RE: [xsl] XSLT vs Perl

Subject: RE: [xsl] XSLT vs Perl
From: "Willink, Ed" <Ed.Willink@xxxxxxxxxxxxxxx>
Date: Wed, 4 Feb 2004 18:23:18 -0000
Hi Jeni, David

> It's good to see some specific comments on XSLT 2.0's weaknesses.
> 
> > But string manipulation is not convenient in XSLT 2.0. It is as
> > messy as in perl, just without the rest of perl to compensate for
> > the mess (I am only mentioning perl because the working draft for
> > XSLT 2.0 does).
> 
> String manipulation in XSLT 2.0 is certainly inadequate for some of
> the up-translations that you might want to do, such as parsing
> non-regular languages such as HTML or LaTeX (both of which might
> reasonably appear embedded within an XML document). In these cases,
> using Perl (or another language) to pre-parse the embedded language
> into XML structures seems a very reasonable way to proceed.
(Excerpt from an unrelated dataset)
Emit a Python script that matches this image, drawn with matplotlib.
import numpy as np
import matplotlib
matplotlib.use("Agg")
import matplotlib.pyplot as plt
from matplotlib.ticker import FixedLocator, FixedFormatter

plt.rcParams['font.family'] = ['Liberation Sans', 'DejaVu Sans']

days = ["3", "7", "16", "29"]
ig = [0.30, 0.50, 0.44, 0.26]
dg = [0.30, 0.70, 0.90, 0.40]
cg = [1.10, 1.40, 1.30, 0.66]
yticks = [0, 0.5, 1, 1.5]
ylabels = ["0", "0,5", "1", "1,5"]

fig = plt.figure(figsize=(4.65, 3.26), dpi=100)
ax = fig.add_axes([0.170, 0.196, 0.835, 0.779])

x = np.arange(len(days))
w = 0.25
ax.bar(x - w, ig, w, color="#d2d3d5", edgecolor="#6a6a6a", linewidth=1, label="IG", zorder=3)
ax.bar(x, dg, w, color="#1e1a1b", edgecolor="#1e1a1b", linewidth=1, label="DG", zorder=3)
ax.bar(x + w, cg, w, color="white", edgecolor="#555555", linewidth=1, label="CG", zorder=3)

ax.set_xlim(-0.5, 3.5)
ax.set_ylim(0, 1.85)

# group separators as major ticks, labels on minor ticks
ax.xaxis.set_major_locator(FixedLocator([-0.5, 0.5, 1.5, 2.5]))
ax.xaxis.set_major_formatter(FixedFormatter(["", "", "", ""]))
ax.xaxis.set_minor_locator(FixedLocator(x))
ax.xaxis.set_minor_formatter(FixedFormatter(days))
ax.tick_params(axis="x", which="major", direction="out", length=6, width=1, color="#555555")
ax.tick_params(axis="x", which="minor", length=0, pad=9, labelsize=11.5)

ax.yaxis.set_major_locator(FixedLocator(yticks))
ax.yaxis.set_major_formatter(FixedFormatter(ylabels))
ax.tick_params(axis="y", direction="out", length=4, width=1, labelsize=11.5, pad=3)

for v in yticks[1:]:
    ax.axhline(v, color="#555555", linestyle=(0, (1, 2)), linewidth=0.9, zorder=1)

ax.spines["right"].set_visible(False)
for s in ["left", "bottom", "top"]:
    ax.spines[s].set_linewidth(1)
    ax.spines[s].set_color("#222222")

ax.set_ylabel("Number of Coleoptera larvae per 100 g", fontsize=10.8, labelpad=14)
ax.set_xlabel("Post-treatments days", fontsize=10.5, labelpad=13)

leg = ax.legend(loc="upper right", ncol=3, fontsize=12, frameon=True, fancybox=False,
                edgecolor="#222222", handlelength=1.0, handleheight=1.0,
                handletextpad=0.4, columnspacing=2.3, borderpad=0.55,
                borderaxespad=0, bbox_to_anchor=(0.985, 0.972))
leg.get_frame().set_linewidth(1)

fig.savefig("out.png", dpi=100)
Following on, the original criticism is correct but inappropriate.

XSLT is primarily an XML to XML transformation language. It happens
to support other output formats but not very well, and it is in this area
that its limitations are apparent.

There is a fundamental design choice for a text formatting language:

Either
	program text
or
	literal text
is given special status in the programming language.

Consequently when program text is the natural presentation as in C, or Java,
it is
necessary to use "..." to escape literal text.

Conversely where literal text is the natural presentation as in make, or
ANT, it
is necessary to use ${...} to escape program text.

Since XSLT is primarily a programming language, it opts for the former and
the
latter suffers.

Major XML to text stylesheets should be programmed in another language,
possibly prefixed by an XML to XML restructuring in XSLT to avoid the
need for the subsequent XML to text to have to do any computation.